Requirements> Nothing after the line with "var TEXTO = '#111111';" belongs in the copy; extract the lines below from the top through that line, pictures left out.

Recorded data>
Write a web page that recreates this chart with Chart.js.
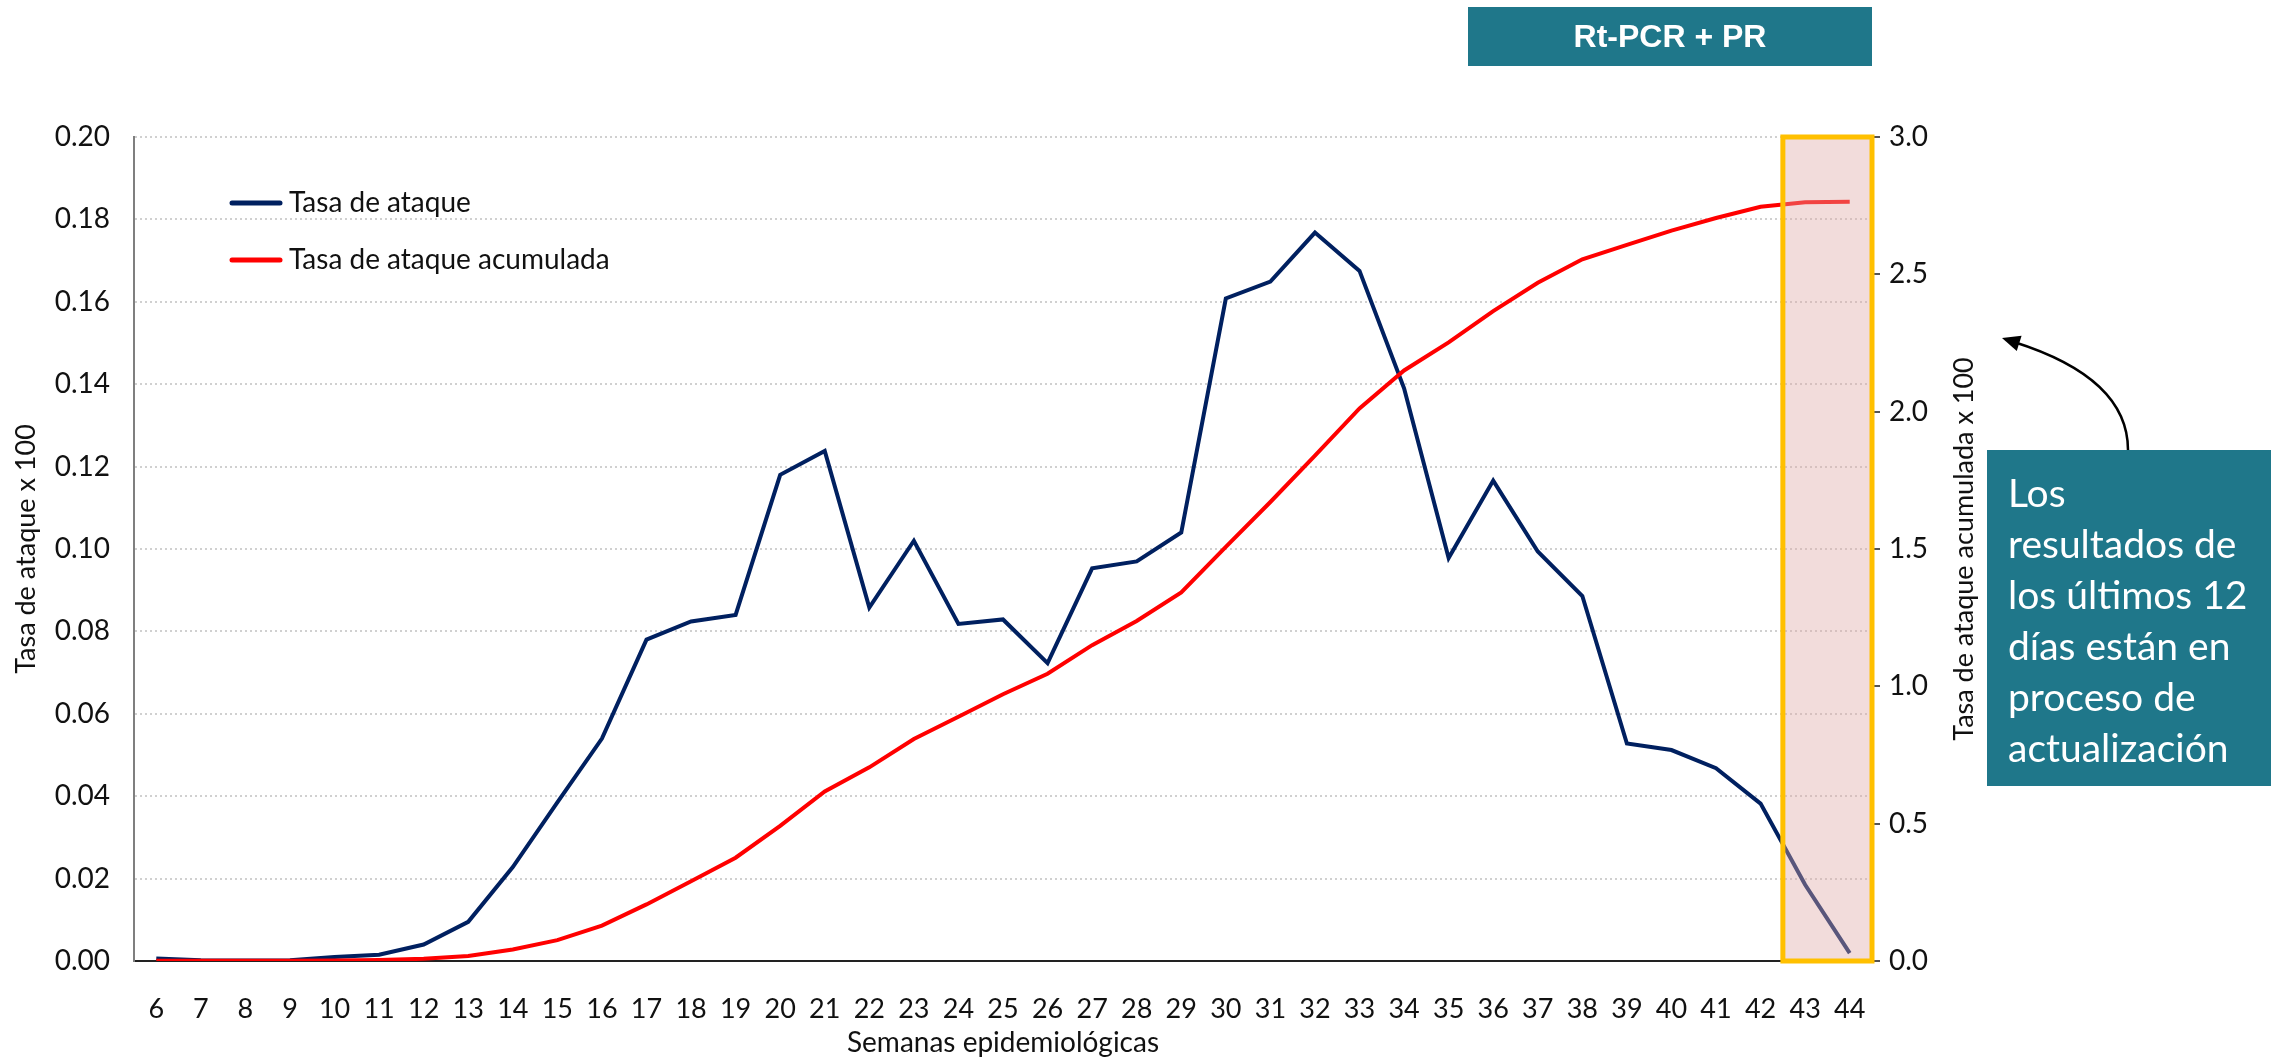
<!DOCTYPE html>
<html>
<head>
<meta charset="utf-8">
<script src="https://cdn.jsdelivr.net/npm/chart.js@4.4.0/dist/chart.umd.min.js"></script>
<style>
  html, body { margin: 0; padding: 0; background: #fff; }
  #wrap { width: 2278px; height: 1061px; }
</style>
</head>
<body>
<div id="wrap"><canvas id="canvas1" width="2278" height="1061"></canvas></div>
<script>
var semanas = ['6', '7', '8', '9', '10', '11', '12', '13', '14', '15', '16', '17', '18', '19',
  '20', '21', '22', '23', '24', '25', '26', '27', '28', '29', '30', '31', '32', '33', '34',
  '35', '36', '37', '38', '39', '40', '41', '42', '43', '44'];

// Tasa de ataque x 100 (eje izquierdo)
var tasaAtaque = [0.0006, 0.0002, 0.0001, 0.0002, 0.001, 0.0015, 0.004, 0.0095, 0.0228, 0.0385,
  0.054, 0.078, 0.0824, 0.084, 0.118, 0.1238, 0.0858, 0.102, 0.0818, 0.0829,
  0.0723, 0.0953, 0.097, 0.104, 0.1608, 0.1649, 0.1768, 0.1675, 0.139, 0.0978,
  0.1166, 0.0994, 0.0886, 0.0528, 0.0512, 0.0468, 0.0382, 0.0185, 0.0019];

// Tasa de ataque acumulada x 100 (eje derecho)
var tasaAcumulada = [0.001, 0.001, 0.001, 0.001, 0.002, 0.004, 0.008, 0.018, 0.042, 0.076,
  0.129, 0.206, 0.29, 0.376, 0.492, 0.617, 0.705, 0.808, 0.889, 0.971,
  1.046, 1.15, 1.238, 1.342, 1.508, 1.671, 1.84, 2.012, 2.15, 2.252,
  2.366, 2.469, 2.555, 2.607, 2.659, 2.705, 2.746, 2.762, 2.764];

var semanaActualizacion = '43';
var notaLineas = ['Los', 'resultados de', 'los últimos 12', 'días están en', 'proceso de', 'actualización'];

var TEAL = '#1f778a';
var TEXTO = '#111111';

// recuadro de semanas en actualización, dibujado sobre las líneas
var recuadro = {
  id: 'recuadro',
  afterDatasetsDraw: function(chart) {
    var ctx = chart.ctx, area = chart.chartArea;
    var x0 = chart.scales.x.getPixelForValue(semanas.indexOf(semanaActualizacion) - 0.5);
    ctx.save();
    ctx.fillStyle = 'rgba(222,167,165,0.4)';
    ctx.fillRect(x0, area.top, area.right - x0, area.bottom - area.top);
    ctx.strokeStyle = '#ffc000';
    ctx.lineWidth = 5;
    ctx.strokeRect(x0, area.top, area.right - x0, area.bottom - area.top);
    ctx.restore();
  }
};

// leyenda, título del eje derecho y notas
var extras = {
  id: 'extras',
  afterDraw: function(chart) {
    var ctx = chart.ctx, area = chart.chartArea;
    ctx.save();

    // leyenda dentro del área
    chart.data.datasets.forEach(function(ds, i) {
      var y = area.top + 66 + i * 57;
      var x = area.left + 98;
      ctx.strokeStyle = ds.borderColor;
      ctx.lineWidth = 5;
      ctx.lineCap = 'round';
      ctx.beginPath();
      ctx.moveTo(x, y);
      ctx.lineTo(x + 48, y);
      ctx.stroke();
      ctx.fillStyle = TEXTO;
      ctx.font = '28px Lato';
      ctx.textAlign = 'left';
      ctx.textBaseline = 'middle';
      ctx.fillText(ds.label, x + 57, y);
    });

    // título eje derecho
    ctx.save();
    ctx.translate(1964, (area.top + area.bottom) / 2);
    ctx.rotate(-Math.PI / 2);
    ctx.fillStyle = TEXTO;
    ctx.font = '27px Lato';
    ctx.textAlign = 'center';
    ctx.textBaseline = 'middle';
    ctx.fillText('Tasa de ataque acumulada x 100', 0, 0);
    ctx.restore();

    // caja superior
    ctx.fillStyle = TEAL;
    ctx.fillRect(1468, 7, 404, 59);
    ctx.fillStyle = '#ffffff';
    ctx.font = 'bold 32px "Liberation Sans"';
    ctx.textAlign = 'center';
    ctx.textBaseline = 'middle';
    ctx.fillText('Rt-PCR + PR', 1670, 38);

    // nota
    ctx.fillStyle = TEAL;
    ctx.fillRect(1987, 450, 284, 336);
    ctx.fillStyle = '#ffffff';
    ctx.font = '39px Lato';
    ctx.textAlign = 'left';
    notaLineas.forEach(function(t, i) {
      ctx.fillText(t, 2008, 494 + i * 51);
    });

    // flecha curva
    ctx.strokeStyle = '#000';
    ctx.lineWidth = 2.5;
    ctx.lineCap = 'butt';
    ctx.beginPath();
    ctx.moveTo(2128, 450);
    ctx.quadraticCurveTo(2128, 378, 2014, 342);
    ctx.stroke();
    var ang = Math.atan2(342 - 378, 2014 - 2128);
    var tx = 2002, ty = 338;
    ctx.fillStyle = '#000';
    ctx.beginPath();
    ctx.moveTo(tx, ty);
    ctx.lineTo(tx - 18 * Math.cos(ang) - 8 * Math.sin(ang), ty - 18 * Math.sin(ang) + 8 * Math.cos(ang));
    ctx.lineTo(tx - 18 * Math.cos(ang) + 8 * Math.sin(ang), ty - 18 * Math.sin(ang) - 8 * Math.cos(ang));
    ctx.closePath();
    ctx.fill();

    ctx.restore();
  }
};

function dibujar() {
  Chart.defaults.font.family = 'Lato';
  Chart.defaults.color = TEXTO;
  var ctx = document.getElementById('canvas1').getContext('2d');
  window.myLine = new Chart(ctx, {
    type: 'line',
    data: {
      labels: semanas,
      datasets: [{
        label: 'Tasa de ataque',
        data: tasaAtaque,
        yAxisID: 'y',
        borderColor: '#002060',
        backgroundColor: '#002060',
        borderWidth: 4,
        pointRadius: 0,
        tension: 0,
        order: 1
      }, {
        label: 'Tasa de ataque acumulada',
        data: tasaAcumulada,
        yAxisID: 'y1',
        borderColor: '#ff0000',
        backgroundColor: '#ff0000',
        borderWidth: 4,
        pointRadius: 0,
        tension: 0,
        order: 0
      }]
    },
    options: {
      responsive: false,
      animation: false,
      devicePixelRatio: 1,
      layout: { padding: { top: 137, left: 0, right: 0, bottom: 0 } },
      plugins: {
        legend: { display: false },
        tooltip: { enabled: false }
      },
      scales: {
        x: {
          offset: true,
          grid: { display: false },
          border: { display: true, color: '#222', width: 2 },
          ticks: { font: { size: 27 }, padding: 24, autoSkip: false, maxRotation: 0 },
          title: { display: true, text: 'Semanas epidemiológicas', font: { size: 28 }, padding: { top: 0, bottom: 1 } },
          afterFit: function(s) { s.height = 100; }
        },
        y: {
          position: 'left',
          min: 0,
          max: 0.2,
          ticks: { stepSize: 0.02, font: { size: 28 }, padding: 24, callback: function(v) { return v.toFixed(2); } },
          grid: { color: '#d0d0d0', lineWidth: 2, drawTicks: false },
          border: { color: '#7f7f7f', width: 2, dash: [2, 3] },
          title: { display: true, text: 'Tasa de ataque x 100', font: { size: 27 }, padding: { top: 10, bottom: 0 } },
          afterFit: function(s) { s.width = 134; }
        },
        y1: {
          position: 'right',
          min: 0,
          max: 3,
          ticks: { stepSize: 0.5, font: { size: 28 }, padding: 9, callback: function(v) { return v.toFixed(1); } },
          grid: { drawOnChartArea: false, drawTicks: true, tickLength: 8, color: '#555', lineWidth: 2 },
          border: { display: false },
          afterFit: function(s) { s.width = 406; }
        }
      }
    },
    plugins: [recuadro, extras]
  });
}

window.onload = function() {
  if (document.fonts && document.fonts.load) {
    Promise.all([document.fonts.load('28px Lato'), document.fonts.load('bold 32px "Liberation Sans"')])
      .then(dibujar, dibujar);
  } else {
    dibujar();
  }
};
</script>
</body>
</html>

Expected answer>
Write a web page that recreates this chart with Chart.js.
<!DOCTYPE html>
<html>
<head>
<meta charset="utf-8">
<script src="https://cdn.jsdelivr.net/npm/chart.js@4.4.0/dist/chart.umd.min.js"></script>
<style>
  html, body { margin: 0; padding: 0; background: #fff; }
  #wrap { width: 2278px; height: 1061px; }
</style>
</head>
<body>
<div id="wrap"><canvas id="canvas1" width="2278" height="1061"></canvas></div>
<script>
var semanas = ['6', '7', '8', '9', '10', '11', '12', '13', '14', '15', '16', '17', '18', '19',
  '20', '21', '22', '23', '24', '25', '26', '27', '28', '29', '30', '31', '32', '33', '34',
  '35', '36', '37', '38', '39', '40', '41', '42', '43', '44'];

// Tasa de ataque x 100 (eje izquierdo)
var tasaAtaque = [0.0006, 0.0002, 0.0001, 0.0002, 0.001, 0.0015, 0.004, 0.0095, 0.0228, 0.0385,
  0.054, 0.078, 0.0824, 0.084, 0.118, 0.1238, 0.0858, 0.102, 0.0818, 0.0829,
  0.0723, 0.0953, 0.097, 0.104, 0.1608, 0.1649, 0.1768, 0.1675, 0.139, 0.0978,
  0.1166, 0.0994, 0.0886, 0.0528, 0.0512, 0.0468, 0.0382, 0.0185, 0.0019];

// Tasa de ataque acumulada x 100 (eje derecho)
var tasaAcumulada = [0.001, 0.001, 0.001, 0.001, 0.002, 0.004, 0.008, 0.018, 0.042, 0.076,
  0.129, 0.206, 0.29, 0.376, 0.492, 0.617, 0.705, 0.808, 0.889, 0.971,
  1.046, 1.15, 1.238, 1.342, 1.508, 1.671, 1.84, 2.012, 2.15, 2.252,
  2.366, 2.469, 2.555, 2.607, 2.659, 2.705, 2.746, 2.762, 2.764];

var semanaActualizacion = '43';
var notaLineas = ['Los', 'resultados de', 'los últimos 12', 'días están en', 'proceso de', 'actualización'];

var TEAL = '#1f778a';
var TEXTO = '#111111';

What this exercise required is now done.